Too often, when that debate does happen, the action- and character-packed realist novel wins by default. A priori, other forms of narrative art - the ancient heritage of tales, fables, parables and allegories - are deemed inferior. This is surely a prejudice more than a principle. And its fragility struck me more forcefully than ever last week when I heard Zadie Smith talk - with even more eloquence and brilliance than you might expect - on "Kafka versus the Novel".

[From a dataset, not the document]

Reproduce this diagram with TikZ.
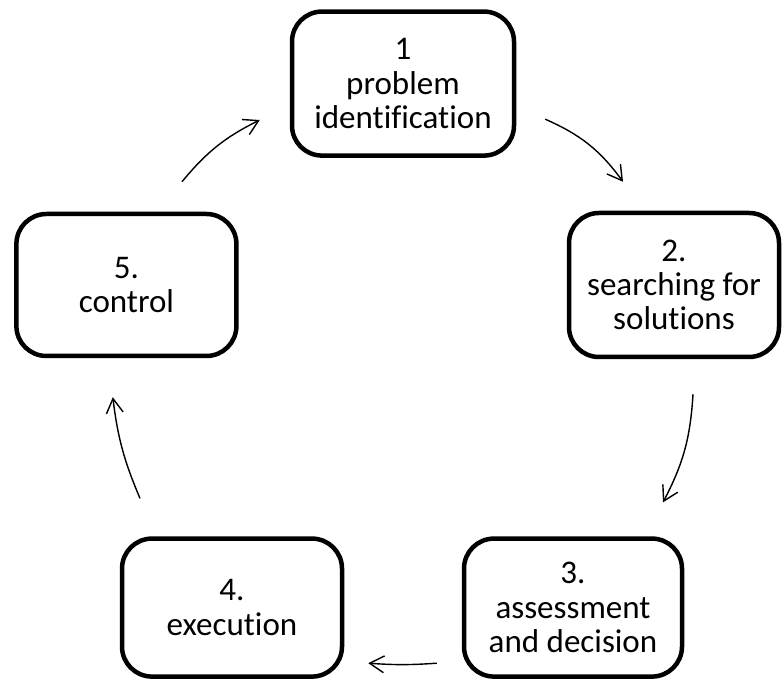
\documentclass[tikz,border=0pt]{standalone}
\usepackage{fontspec}
\setmainfont{Carlito}[Ligatures={NoCommon}]
\usetikzlibrary{arrows.meta}
\tikzset{
    stage/.style={draw, line width=3.2pt, rounded corners=0.75cm,
        align=center, inner sep=0pt, font=\fontsize{23.5}{24.4}\selectfont},
    cyclearrow/.style={->, line width=1pt},
    >={Straight Barb[length=3.6mm,width=4.2mm]}
}

\begin{document}
\begin{tikzpicture}
    \useasboundingbox (0,0) rectangle (19.55,17.1);
    % stages of the cycle
    \node[stage, minimum width=5.55cm, minimum height=3.6cm] (Identify) at (10.075,15.01) {1\\problem\\identification};
    \node[stage, minimum width=5.25cm, minimum height=3.6cm] (Search) at (16.85,9.975) {2.\\searching for\\solutions};
    \node[stage, minimum width=5.45cm, minimum height=3.45cm] (Assess) at (14.325,1.91) {3.\\assessment\\and decision};
    \node[stage, minimum width=5.5cm, minimum height=3.45cm] (Execute) at (5.8,1.91) {4.\\execution};
    \node[stage, minimum width=5.5cm, minimum height=3.55cm] (Control) at (3.16,9.975) {5.\\control};
    % arrows between them
    \draw[cyclearrow] ([shift={(0.725,-0.89)}]Identify.east) to[bend left=15] ([shift={(-1.275,0.725)}]Search.north);
    \draw[cyclearrow] ([shift={(0.475,-0.875)}]Search.south) to[bend left=12] ([shift={(2.25,0.85)}]Assess.north);
    \draw[cyclearrow] ([shift={(-0.625,-1.39)}]Assess.west) to[bend left=4] ([shift={(0.6,-1.39)}]Execute.east);
    \draw[cyclearrow] ([shift={(-2.3,0.95)}]Execute.north) to[bend left=8] ([shift={(-0.34,-0.975)}]Control.south);
    \draw[cyclearrow] ([shift={(1.39,0.75)}]Control.north) to[bend left=12] ([shift={(-0.75,-0.91)}]Identify.west);
\end{tikzpicture}
\end{document}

The author of White Teeth and The Autograph Man was delivering the Jewish Quarterly's Jacob Sonntag Memorial Lecture. She chose to discuss a writer whose fastidious revulsion from the coarse, inchoate stuff that fuels normal novels not only prevented him from ending one (The Trial, The Castle and America stayed incomplete), but also led him to demand that Max Brod burn all his manuscripts. Never has a broken promise given so much to the world.

Zadie Smith's exploration of the reasons why Kafka thought the novel "not quite good enough for him" proved almost enough to persuade me that the anguished Prague perfectionist - not the smug ranks of yarn-spinners and pot-boilers - might be in the right after all. What made her sympathy for his suspicion of fiction's "tools, tricks and machinery" all the more compelling was the knowledge that it came from a writer whose own work embraces the messy human comedy of the classic novel with such exuberant delight. She also noticed that his wary, arm's-length relationship with the novel proper meant that Kafka has acquired admirers (worshippers, even) among later novelists, rather than disciples or imitators. Although far from a mere epigone, Coetzee himself is one major living author who has found a way to use Kafka in his fiction. Elizabeth Costello, although "no devotee of Kafka", still finds herself thrust into a "Kafkaesque" ordeal of walls, forms, rules, gates and sentries. If Coetzee progresses in the Booker stakes (as he should), then Kafka's troubling legacy for fiction will have to be inspected once again.

By the way, I suspect that I can add another name to the roster of Kafka acolytes. In Harry Potter and the Order of the Phoenix, the gruesome Dolores Umbridge makes Harry write out the line "I must not tell lies" - for, so she says, "as long as it takes for the message to sink in". As soon as he begins to write, Harry gasps in pain as he finds the words of his crime cut into the back of his hand "as though traced there by a scalpel". Presumably, J K Rowling had in mind the torture and execution machine of In the Penal Colony. And if she truly didn't: well, then Kafka's nightmares have invaded ours in an even weirder way than we had thought.